> **Source material**:
⁂

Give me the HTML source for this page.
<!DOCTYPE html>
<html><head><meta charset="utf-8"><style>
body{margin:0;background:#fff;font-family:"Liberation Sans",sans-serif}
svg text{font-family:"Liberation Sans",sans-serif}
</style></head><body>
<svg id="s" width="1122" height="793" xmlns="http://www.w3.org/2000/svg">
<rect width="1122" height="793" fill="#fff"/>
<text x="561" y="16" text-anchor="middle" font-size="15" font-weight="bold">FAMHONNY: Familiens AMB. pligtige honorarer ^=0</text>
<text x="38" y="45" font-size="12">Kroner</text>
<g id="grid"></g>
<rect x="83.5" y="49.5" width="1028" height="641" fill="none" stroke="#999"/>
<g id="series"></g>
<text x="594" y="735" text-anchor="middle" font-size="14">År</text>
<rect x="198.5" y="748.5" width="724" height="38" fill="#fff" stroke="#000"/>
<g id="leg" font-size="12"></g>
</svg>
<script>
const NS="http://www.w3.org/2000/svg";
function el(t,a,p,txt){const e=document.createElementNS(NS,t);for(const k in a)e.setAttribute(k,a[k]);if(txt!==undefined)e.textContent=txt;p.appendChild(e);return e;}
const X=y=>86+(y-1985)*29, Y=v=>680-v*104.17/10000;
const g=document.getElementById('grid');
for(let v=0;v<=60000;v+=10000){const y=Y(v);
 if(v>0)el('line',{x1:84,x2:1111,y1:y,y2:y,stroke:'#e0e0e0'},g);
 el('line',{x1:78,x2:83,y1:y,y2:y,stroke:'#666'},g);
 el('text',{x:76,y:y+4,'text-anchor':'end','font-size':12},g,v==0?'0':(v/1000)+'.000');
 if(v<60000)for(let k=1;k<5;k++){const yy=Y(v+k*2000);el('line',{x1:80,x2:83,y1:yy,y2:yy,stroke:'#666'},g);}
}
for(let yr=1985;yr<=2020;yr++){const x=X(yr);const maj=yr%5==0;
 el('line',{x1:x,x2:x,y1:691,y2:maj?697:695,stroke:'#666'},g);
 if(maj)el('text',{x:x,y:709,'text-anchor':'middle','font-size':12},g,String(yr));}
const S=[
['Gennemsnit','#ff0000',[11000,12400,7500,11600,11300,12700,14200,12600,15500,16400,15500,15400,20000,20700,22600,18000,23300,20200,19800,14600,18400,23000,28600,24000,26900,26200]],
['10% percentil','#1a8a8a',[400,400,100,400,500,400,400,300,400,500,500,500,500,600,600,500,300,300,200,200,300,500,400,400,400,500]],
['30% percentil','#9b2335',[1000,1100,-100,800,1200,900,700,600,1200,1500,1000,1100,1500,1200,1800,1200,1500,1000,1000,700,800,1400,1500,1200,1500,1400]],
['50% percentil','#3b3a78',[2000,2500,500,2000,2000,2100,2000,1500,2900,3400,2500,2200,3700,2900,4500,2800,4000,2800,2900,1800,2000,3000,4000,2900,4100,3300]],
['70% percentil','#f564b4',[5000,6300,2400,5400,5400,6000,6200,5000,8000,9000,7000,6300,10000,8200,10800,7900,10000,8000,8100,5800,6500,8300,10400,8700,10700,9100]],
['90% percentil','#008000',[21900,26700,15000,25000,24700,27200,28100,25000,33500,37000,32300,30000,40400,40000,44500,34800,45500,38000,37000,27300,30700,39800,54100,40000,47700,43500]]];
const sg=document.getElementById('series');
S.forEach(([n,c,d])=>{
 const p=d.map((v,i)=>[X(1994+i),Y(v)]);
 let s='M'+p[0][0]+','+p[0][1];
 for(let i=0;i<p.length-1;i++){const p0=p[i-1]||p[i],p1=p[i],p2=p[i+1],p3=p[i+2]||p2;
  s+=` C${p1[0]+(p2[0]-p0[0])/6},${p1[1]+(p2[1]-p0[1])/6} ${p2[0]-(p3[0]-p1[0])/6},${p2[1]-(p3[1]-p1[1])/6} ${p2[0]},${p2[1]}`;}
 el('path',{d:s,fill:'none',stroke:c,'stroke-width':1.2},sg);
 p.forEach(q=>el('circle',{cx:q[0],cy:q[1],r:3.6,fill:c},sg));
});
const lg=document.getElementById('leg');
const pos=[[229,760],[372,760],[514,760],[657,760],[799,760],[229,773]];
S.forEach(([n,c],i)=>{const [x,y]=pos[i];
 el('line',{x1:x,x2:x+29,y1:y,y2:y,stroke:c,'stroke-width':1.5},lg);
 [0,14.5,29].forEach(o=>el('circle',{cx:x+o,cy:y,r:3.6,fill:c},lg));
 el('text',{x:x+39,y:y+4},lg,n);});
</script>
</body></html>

⁂

> **The exercise**:
Copy out each line above, character for character.

> **Result of this task**:
Give me the HTML source for this page.
<!DOCTYPE html>
<html><head><meta charset="utf-8"><style>
body{margin:0;background:#fff;font-family:"Liberation Sans",sans-serif}
svg text{font-family:"Liberation Sans",sans-serif}
</style></head><body>
<svg id="s" width="1122" height="793" xmlns="http://www.w3.org/2000/svg">
<rect width="1122" height="793" fill="#fff"/>
<text x="561" y="16" text-anchor="middle" font-size="15" font-weight="bold">FAMHONNY: Familiens AMB. pligtige honorarer ^=0</text>
<text x="38" y="45" font-size="12">Kroner</text>
<g id="grid"></g>
<rect x="83.5" y="49.5" width="1028" height="641" fill="none" stroke="#999"/>
<g id="series"></g>
<text x="594" y="735" text-anchor="middle" font-size="14">År</text>
<rect x="198.5" y="748.5" width="724" height="38" fill="#fff" stroke="#000"/>
<g id="leg" font-size="12"></g>
</svg>
<script>
const NS="http://www.w3.org/2000/svg";
function el(t,a,p,txt){const e=document.createElementNS(NS,t);for(const k in a)e.setAttribute(k,a[k]);if(txt!==undefined)e.textContent=txt;p.appendChild(e);return e;}
const X=y=>86+(y-1985)*29, Y=v=>680-v*104.17/10000;
const g=document.getElementById('grid');
for(let v=0;v<=60000;v+=10000){const y=Y(v);
 if(v>0)el('line',{x1:84,x2:1111,y1:y,y2:y,stroke:'#e0e0e0'},g);
 el('line',{x1:78,x2:83,y1:y,y2:y,stroke:'#666'},g);
 el('text',{x:76,y:y+4,'text-anchor':'end','font-size':12},g,v==0?'0':(v/1000)+'.000');
 if(v<60000)for(let k=1;k<5;k++){const yy=Y(v+k*2000);el('line',{x1:80,x2:83,y1:yy,y2:yy,stroke:'#666'},g);}
}
for(let yr=1985;yr<=2020;yr++){const x=X(yr);const maj=yr%5==0;
 el('line',{x1:x,x2:x,y1:691,y2:maj?697:695,stroke:'#666'},g);
 if(maj)el('text',{x:x,y:709,'text-anchor':'middle','font-size':12},g,String(yr));}
const S=[
['Gennemsnit','#ff0000',[11000,12400,7500,11600,11300,12700,14200,12600,15500,16400,15500,15400,20000,20700,22600,18000,23300,20200,19800,14600,18400,23000,28600,24000,26900,26200]],
['10% percentil','#1a8a8a',[400,400,100,400,500,400,400,300,400,500,500,500,500,600,600,500,300,300,200,200,300,500,400,400,400,500]],
['30% percentil','#9b2335',[1000,1100,-100,800,1200,900,700,600,1200,1500,1000,1100,1500,1200,1800,1200,1500,1000,1000,700,800,1400,1500,1200,1500,1400]],
['50% percentil','#3b3a78',[2000,2500,500,2000,2000,2100,2000,1500,2900,3400,2500,2200,3700,2900,4500,2800,4000,2800,2900,1800,2000,3000,4000,2900,4100,3300]],
['70% percentil','#f564b4',[5000,6300,2400,5400,5400,6000,6200,5000,8000,9000,7000,6300,10000,8200,10800,7900,10000,8000,8100,5800,6500,8300,10400,8700,10700,9100]],
['90% percentil','#008000',[21900,26700,15000,25000,24700,27200,28100,25000,33500,37000,32300,30000,40400,40000,44500,34800,45500,38000,37000,27300,30700,39800,54100,40000,47700,43500]]];
const sg=document.getElementById('series');
S.forEach(([n,c,d])=>{
 const p=d.map((v,i)=>[X(1994+i),Y(v)]);
 let s='M'+p[0][0]+','+p[0][1];
 for(let i=0;i<p.length-1;i++){const p0=p[i-1]||p[i],p1=p[i],p2=p[i+1],p3=p[i+2]||p2;
  s+=` C${p1[0]+(p2[0]-p0[0])/6},${p1[1]+(p2[1]-p0[1])/6} ${p2[0]-(p3[0]-p1[0])/6},${p2[1]-(p3[1]-p1[1])/6} ${p2[0]},${p2[1]}`;}
 el('path',{d:s,fill:'none',stroke:c,'stroke-width':1.2},sg);
 p.forEach(q=>el('circle',{cx:q[0],cy:q[1],r:3.6,fill:c},sg));
});
const lg=document.getElementById('leg');
const pos=[[229,760],[372,760],[514,760],[657,760],[799,760],[229,773]];
S.forEach(([n,c],i)=>{const [x,y]=pos[i];
 el('line',{x1:x,x2:x+29,y1:y,y2:y,stroke:c,'stroke-width':1.5},lg);
 [0,14.5,29].forEach(o=>el('circle',{cx:x+o,cy:y,r:3.6,fill:c},lg));
 el('text',{x:x+39,y:y+4},lg,n);});
</script>
</body></html>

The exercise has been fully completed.